Aun así, poco se va a cambiar el modelo de ciudad en el que nos encontramos. Si acaso se pretende avanzar más hacia una acaparadora dinámica, la del crecimiento sin límites. Avance que tiene claros retrocesos. Porque en demasiadas urbes resulta cada día más difícil el diálogo, la convivencia, el descanso, la salud y la solidaridad. En primer lugar, porque son mayoría los ciudadanos que son afectados por la urgencia de destruir al tiempo. Y eso se traduce primero y principalmente en la tenaz carcoma que, para la mente de todos sin excepción, supone el ruido.

Aunque hace pocos días se celebró en Madrid una apasionante jornada de reflexión sobre la más amplia, incesante y difícil de las contaminaciones, apenas se ha abierto en el debate político nada mínimamente serio para combatirlo. Los focos principales de esa perturbación, es decir, el tráfico y la endeblez de nuestros aislamientos hogareños son dueños de la ciudad ya que están en todas partes, son poco menos que continuos. Lo demuestra que sean más las personas alcanzadas por niveles prohibidos de contaminación acústica que los libres de la misma. Todavía se carece de información suficiente sobre las consecuencias no buenas para la salud de este gigantesco atentado. Pero, aunque son muchos más los aspectos que necesitamos debatir y abordar para adentrarnos en políticas municipales sin retroceso más fuerte que el avance, éste, el del ruido, se yergue como el más desafiante. Vivimos en un océano de ilegales contaminaciones acústicas que pueden ser desgastadas.

De acuerdo con las investigaciones, por cierto más que avanzadas, del departamento de Acústica Ambiental del CSIC, son precisamente los árboles los que pueden reducir, en hasta un 30%, las ondas perturbadoras del ruido que llega hasta nuestros puestos de trabajo o viviendas.
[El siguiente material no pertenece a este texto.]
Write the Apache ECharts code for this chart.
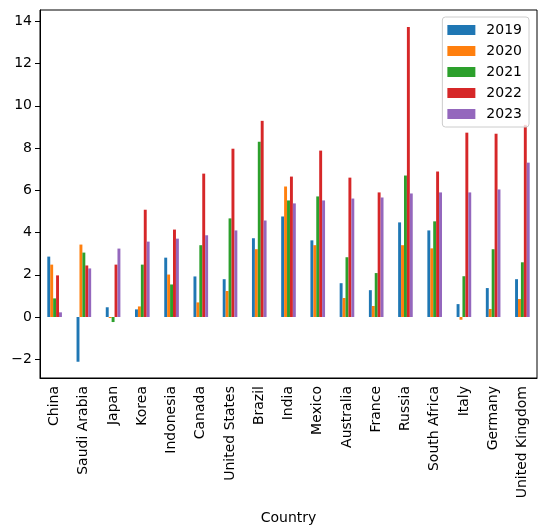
<!DOCTYPE html>
<html>
<head>
<meta charset="utf-8">
<script src="https://cdn.jsdelivr.net/npm/echarts@6/dist/echarts.min.js"></script>
<style>
  html, body { margin: 0; padding: 0; background: #fff; }
  #chart { width: 546px; height: 530px; }
</style>
</head>
<body>
<div id="chart"></div>
<script>
// inflation by country, one array per year
var countries = ['China', 'Saudi Arabia', 'Japan', 'Korea', 'Indonesia', 'Canada', 'United States',
    'Brazil', 'India', 'Mexico', 'Australia', 'France', 'Russia', 'South Africa', 'Italy',
    'Germany', 'United Kingdom'];
var years = ['2019', '2020', '2021', '2022', '2023'];

var v2019 = [2.86, -2.12, 0.46, 0.36, 2.81, 1.92, 1.79, 3.73, 4.76, 3.63, 1.60, 1.27, 4.48, 4.10, 0.61, 1.37, 1.79];
var v2020 = [2.48, 3.43, -0.05, 0.50, 2.01, 0.69, 1.23, 3.21, 6.18, 3.40, 0.90, 0.52, 3.40, 3.25, -0.13, 0.38, 0.85];
var v2021 = [0.88, 3.05, -0.24, 2.48, 1.54, 3.40, 4.67, 8.30, 5.52, 5.71, 2.83, 2.08, 6.70, 4.53, 1.93, 3.21, 2.59];
var v2022 = [1.97, 2.44, 2.48, 5.08, 4.14, 6.79, 7.97, 9.29, 6.65, 7.88, 6.60, 5.90, 13.73, 6.89, 8.73, 8.68, 9.10];
var v2023 = [0.22, 2.30, 3.24, 3.57, 3.71, 3.87, 4.10, 4.57, 5.38, 5.52, 5.61, 5.66, 5.85, 5.90, 5.90, 6.04, 7.31];

var yTicks = [-2, 0, 2, 4, 6, 8, 10, 12, 14];
var colors = ['#1f77b4', '#ff7f0e', '#2ca02c', '#d62728', '#9467bd'];

var allValues = [v2019, v2020, v2021, v2022, v2023];
var font = 'DejaVu Sans';

var myChart = echarts.init(document.getElementById('chart'));

var series = years.map(function (y, i) {
    return {
        name: y,
        type: 'bar',
        data: allValues[i],
        barWidth: '10%',
        barGap: '0%',
        itemStyle: { color: colors[i] },
        emphasis: { disabled: true }
    };
});

var option = {
    animation: false,
    textStyle: { fontFamily: font },
    grid: {
        left: 40, top: 10, right: 9, bottom: 151,
        show: true, borderColor: '#000', borderWidth: 1
    },
    legend: {
        data: years,
        orient: 'vertical',
        right: 17,
        top: 17,
        itemWidth: 28,
        itemHeight: 10,
        itemGap: 7,
        padding: [6, 7, 6, 5],
        backgroundColor: 'rgba(255,255,255,0.8)',
        borderColor: '#cccccc',
        borderWidth: 1,
        borderRadius: 3,
        icon: 'rect',
        textStyle: { fontSize: 14, color: '#000', fontFamily: font, padding: [0, 0, 0, 6] }
    },
    xAxis: {
        type: 'category',
        data: countries,
        name: 'Country',
        nameLocation: 'middle',
        nameGap: 133,
        nameTextStyle: { fontSize: 14, color: '#000', fontFamily: font },
        axisLine: { onZero: false, lineStyle: { color: '#000' } },
        axisTick: { alignWithLabel: true, length: 5, lineStyle: { color: '#000' } },
        axisLabel: { rotate: 90, fontSize: 14, color: '#000', interval: 0, margin: 8, fontFamily: font },
        splitLine: { show: false }
    },
    yAxis: {
        type: 'value',
        min: -2.89,
        max: 14.54,
        axisLine: { show: true, lineStyle: { color: '#000' } },
        axisTick: { show: true, length: 5, customValues: yTicks, lineStyle: { color: '#000' } },
        axisLabel: {
            fontSize: 14, color: '#000', margin: 8, fontFamily: font,
            customValues: yTicks,
            formatter: function (v) { return String(v).replace('-', '\u2212'); }
        },
        splitLine: { show: false }
    },
    series: series
};

myChart.setOption(option);
</script>
</body>
</html>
Y ése es precisamente el porcentaje en el que, por término medio, quedan rebasados los límites permitidos de ruido en la mayor parte de nuestras ciudades.

Mucho podría crecer la calidad de vida en las ciudades rehaciendo la intimidad a base de aislamiento arquitectónico, con lo que además las constructoras tendrían ingente trabajo. Pero, a la espera de que nos alcance algo más sensato que seguir construyendo casas mal hechas e incrementando los dominios para el automóvil, no estaría de más que nos vistieran de árboles casi todas las calles.

Porque nada alivia tanto, y no sólo a nuestros oídos, como un denso verde, ese que sigue sin teñir las políticas municipales, tan grises ellas. Tan tristes.